Nondairy milk: Non-dairy milk is an excellent replacement to cow’s milk. Not only do plant-based milk offer all of the vitamins and minerals that are found in cow’s milk, they are also lower in calories, hormone free, and have a longer shelf life. There’s also a large variety to choose from. Some of the varieties include almond milk, soy milk, cashew milk, rice milk, coconut milk, and hemp milk.
Cheese to nutritional yeast
Cheese: Cheese is the #1 source of saturated fat in the American diet which is linked to inflammation and oxidative stress within the body. More than half of the calories in most cheeses are from fat. One cup of American cheese contains a whopping 900 calories, 78 grams of fat, and 4077 mg of sodium. Removing cheese out of your diet is one of the easiest ways to shave away pounds which reducing your risk of developing chronic diseases.
Nutritional Yeast: Nutritional yeast is the deactivated strain of Saccharomyces cerevisiae which is a fungus grown on molasses. Since it’s deactivated, it does not grown or feed once inside the body. It contains all 9 essential amino acids and is a good source of B vitamins, especially vitamin B12. Nutritional yeast provides food with a cheesy taste and is usually sold in the form as a yellow powder or flakes. Nutritional yeast can be sprinkled on top of pasta or added to mashed potatoes and scrambled tofu.
Eggs to chia seeds
Eggs: Cholesterol is only found in animal derived foods especially eggs. Eating just two eggs will push you over your recommend daily of amount of cholesterol per day. Dr. Roberts who is the editor in chief of the American Journal of Cardiology states that cholesterol is the only true risk factor for heart disease. You’ll find many articles on the internet claiming that there are studies that show consuming eggs don’t raise serum cholesterol levels. If you take a closer look at these studies usually notice that most of them are founded by the egg counsel and the participants already have high cholesterol levels to begin with. Eating eggs also carries the risk of contracting the greats public health problem associated with foods poisoning, Salmonella. In 2010 alone, over half a billion eggs were recalled due to Salmonella outbreaks
Chia seeds: Chia is an ancient plant that belongs in the mint family. Packed with vitamins, minerals, essential fats, fiber, and antioxidants, it’s a perfect addition to any diet. Chia can absorb more than nine times its weight in water and turns into a gel, making it a great egg substitute for baking.

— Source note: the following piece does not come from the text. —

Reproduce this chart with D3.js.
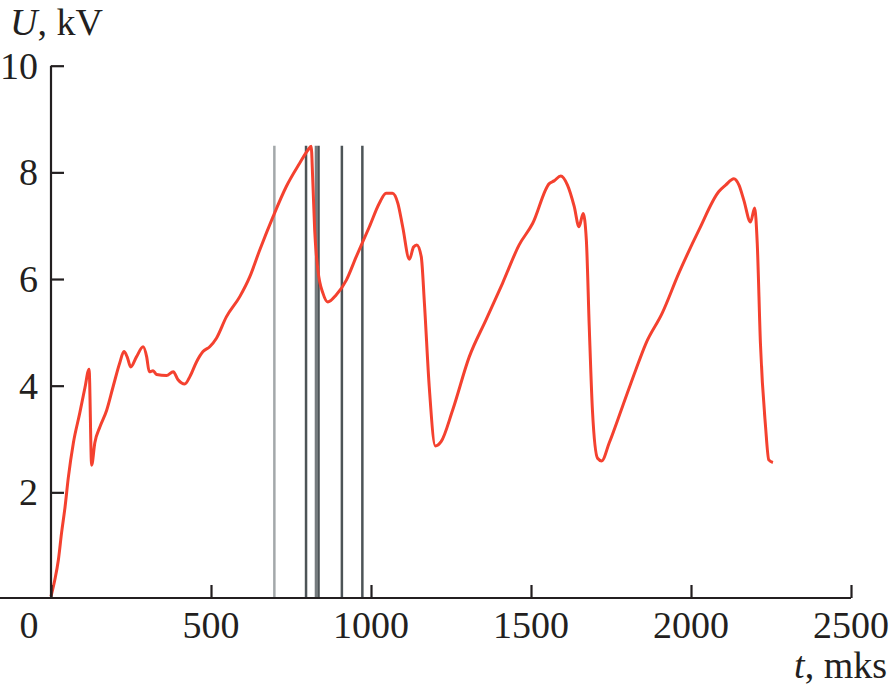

Beef patty to black bean patty
Beef patty: When researching the links between cancer and diet, scientists found that diets those who avoided meat were less likely to develop the disease. Research from Harvard University shows that meat eaters are appropriately three times as likely to develop colon cancer, compared to those who rarely eat meat. Meat that is cooked or processed at high temperatures contains polycyclic aromatic hydrocarbons (PAH) and heterocyclic amines (HCA) that are known carcinogens.
Black bean patty: Black beans are an affordable food that should be kept in all kitchen cabinets. Consuming black beans on a regular basis helps protect the body against heart disease, inflammation, cancers, and diabetes. Compared to beef patties, black bean patties contain no saturated fat or cholesterol, have comparable levels of protein, and are higher in fiber and antioxidants.